December’s numbers answer two questions the market has been circling for two years: Who is still willing to transact and who has shut the front door (but left the window cracked)?

At the end of 2025, transactions were happening under narrower conditions. Listings are fewer, buyers are slower to commit, and closings increasingly concentrate where pricing, payments, and expectations line up without negotiation theater. Active inventory fell to 7,607, pending sales dropped nearly 20%, and average days on market stretched to 67, while prices continued their shallow downward drift.

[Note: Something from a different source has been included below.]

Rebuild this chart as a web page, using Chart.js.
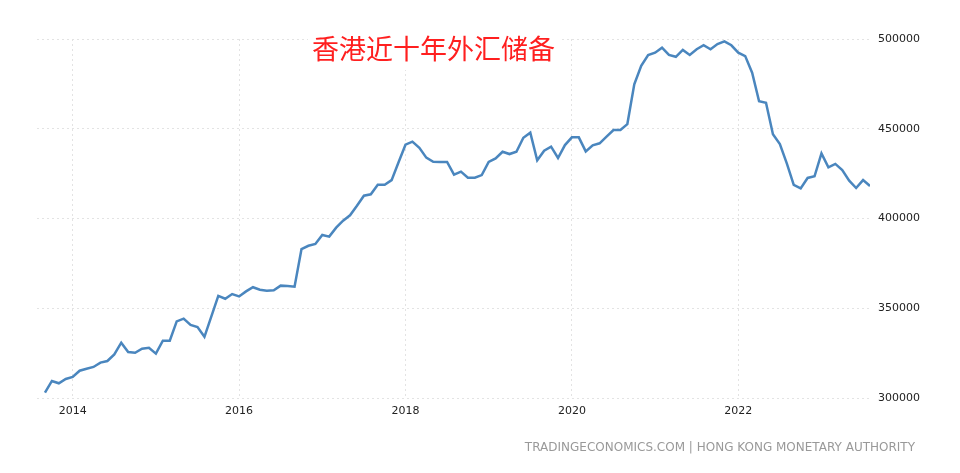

Those outcomes aren’t the story. The conditions that produced them are. Read correctly, The Denver Metro area market data functions less as a monthly snapshot and more as a reference point for how residential real estate in Colorado is likely to behave through 2026: who will move, under what circumstances, and what each group will need to do to stay effective.

After months and months… and MONTHS of similar numbers (closings ticking down, prices stabilizing, sellers offering more concessions, and new listings teetering up and down), December had its say. 

Planning to buy or sell this year? This report uses the latest data as a guide to those conditions and pinpoints which numbers to keep your eye on in 2026.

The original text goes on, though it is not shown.